Screenplay : Stephen J. Rivele, Oliver Stone and Christopher Wilkinson
MPAA Rating : R
Year of Release : 1995
Stars : Anthony Hopkins (Richard Nixon), Joan Allen (Pat Nixon), Powers Boothe (Alexander Haig), Ed Harris (E. Howard Hunt), Bob Hoskins (J. Edgar Hoover), J.T. Walsh (Erlichman)
The mammoth bio-pic "Nixon" marks Oliver Stone's return to controversial political filmmaking. Anthony Hopkins heads the cast of thousands that reads like a "Who's Who of Supporting Actors": Powers Boothe, James Woods, Ed Harris, Bob Hoskins, and J.T. Walsh, just to name a few. Too many big names in one film can weigh it down, the best example being George Stevens' overblown Christ epic "The Greatest Story Ever Told" (John Wayne as a Roman solider?) However, Stone keeps tight reign on his actors and they never distract the focus of the film.
Hopkins finds just the right balance that shows the bitterness and the paranoia of Nixon's character without making him unapproachable to the audience and wholly unsympathetic. If this were not the case, the movie would be impossible to sit through because it would have no impact.
Stone films "Nixon" like a Shakespearean tragedy, implicating that the President's downfall was not his fault, but rather due to his being a helpless pawn of "The System," a "wild animal" as it's referred to by a youthful idealist who Nixon encounters during a demonstration at the Lincoln Memorial.
The film constantly compares Nixon to other Presidents, especially Lincoln. There are countless shots of Hopkins standing with Lincoln's painting looming in the background. Nixon and Lincoln are seen as similar in that they were both hated by their contemporary publics, and they both held the Presidency at critical and confusing times during America's history (the Civil War and Vietnam, respectively).

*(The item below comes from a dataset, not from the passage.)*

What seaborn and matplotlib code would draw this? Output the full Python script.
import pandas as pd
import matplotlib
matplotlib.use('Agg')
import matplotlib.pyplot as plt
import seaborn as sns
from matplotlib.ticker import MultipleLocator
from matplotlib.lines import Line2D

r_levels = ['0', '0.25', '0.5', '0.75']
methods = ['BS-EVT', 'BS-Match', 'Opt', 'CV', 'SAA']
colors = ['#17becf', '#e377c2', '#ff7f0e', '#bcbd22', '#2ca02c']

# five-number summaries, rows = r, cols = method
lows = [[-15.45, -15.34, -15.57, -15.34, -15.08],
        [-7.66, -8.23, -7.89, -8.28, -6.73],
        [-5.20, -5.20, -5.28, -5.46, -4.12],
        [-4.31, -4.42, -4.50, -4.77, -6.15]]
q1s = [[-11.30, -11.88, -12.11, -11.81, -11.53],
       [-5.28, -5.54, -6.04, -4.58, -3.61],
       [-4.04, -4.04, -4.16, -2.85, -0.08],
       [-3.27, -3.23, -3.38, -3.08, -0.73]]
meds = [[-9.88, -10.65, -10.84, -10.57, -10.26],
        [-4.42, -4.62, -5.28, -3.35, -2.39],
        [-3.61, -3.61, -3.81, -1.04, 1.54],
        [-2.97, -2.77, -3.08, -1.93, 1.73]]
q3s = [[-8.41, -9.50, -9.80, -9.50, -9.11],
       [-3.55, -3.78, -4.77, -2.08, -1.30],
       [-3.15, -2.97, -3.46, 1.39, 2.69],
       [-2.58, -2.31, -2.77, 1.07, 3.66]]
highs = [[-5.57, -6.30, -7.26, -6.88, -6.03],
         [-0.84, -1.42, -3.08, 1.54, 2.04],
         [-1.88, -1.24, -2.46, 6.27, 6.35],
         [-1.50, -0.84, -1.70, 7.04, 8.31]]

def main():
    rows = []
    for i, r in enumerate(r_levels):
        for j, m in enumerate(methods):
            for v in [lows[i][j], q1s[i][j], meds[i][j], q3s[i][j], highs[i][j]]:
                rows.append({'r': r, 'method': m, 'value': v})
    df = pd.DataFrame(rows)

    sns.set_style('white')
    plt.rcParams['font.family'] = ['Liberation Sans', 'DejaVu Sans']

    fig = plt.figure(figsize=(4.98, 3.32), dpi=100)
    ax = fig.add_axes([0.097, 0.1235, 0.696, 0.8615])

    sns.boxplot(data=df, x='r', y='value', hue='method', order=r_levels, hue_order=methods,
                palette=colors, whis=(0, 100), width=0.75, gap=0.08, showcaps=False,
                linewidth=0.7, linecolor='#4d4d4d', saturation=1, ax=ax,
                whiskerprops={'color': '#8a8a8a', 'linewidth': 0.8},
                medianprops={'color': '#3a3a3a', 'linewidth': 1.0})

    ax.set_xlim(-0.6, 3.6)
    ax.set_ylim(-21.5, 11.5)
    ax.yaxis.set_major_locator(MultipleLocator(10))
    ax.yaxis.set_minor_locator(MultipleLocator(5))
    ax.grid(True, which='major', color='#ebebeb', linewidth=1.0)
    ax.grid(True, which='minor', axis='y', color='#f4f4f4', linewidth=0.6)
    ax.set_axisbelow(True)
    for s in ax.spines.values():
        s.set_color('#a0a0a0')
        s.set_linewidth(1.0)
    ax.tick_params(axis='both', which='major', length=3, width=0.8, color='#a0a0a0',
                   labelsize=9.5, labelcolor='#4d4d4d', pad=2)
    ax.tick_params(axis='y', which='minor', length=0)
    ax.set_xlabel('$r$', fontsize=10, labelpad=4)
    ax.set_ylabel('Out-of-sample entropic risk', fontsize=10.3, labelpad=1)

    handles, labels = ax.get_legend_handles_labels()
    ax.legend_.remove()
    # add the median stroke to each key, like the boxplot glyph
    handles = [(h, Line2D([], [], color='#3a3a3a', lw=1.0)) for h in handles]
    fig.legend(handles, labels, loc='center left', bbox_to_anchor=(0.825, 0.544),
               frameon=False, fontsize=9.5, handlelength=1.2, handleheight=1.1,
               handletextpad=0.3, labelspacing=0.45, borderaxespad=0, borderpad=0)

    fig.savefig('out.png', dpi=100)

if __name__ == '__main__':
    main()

Stone employs many of the same editing and camera techniques he used in "JFK" which he later exploited to their zenith in "Natural Born Killers." These techniques looked much more at home in the earlier films. In "JFK" they work to tell the same story from different points of view, and in "NBK" they elaborate the film's satirical approach to the media. But in "Nixon" they often distract. The montage sequences are impressive from an editing point of view, but most of the time they don't sit well within the film and draw attention to unimportant things.
"Nixon" is at its strongest when it uses simple, straightforward storytelling. The most moving scene in the film is a quiet moment by a fireplace when Nixon gets down on his knees in prayer after signing his resignation and weeps bitterly, wondering why everyone hates him so much. That Stone could evoke so much sympathy for such a flawed man is testament to his skills as a filmmaker.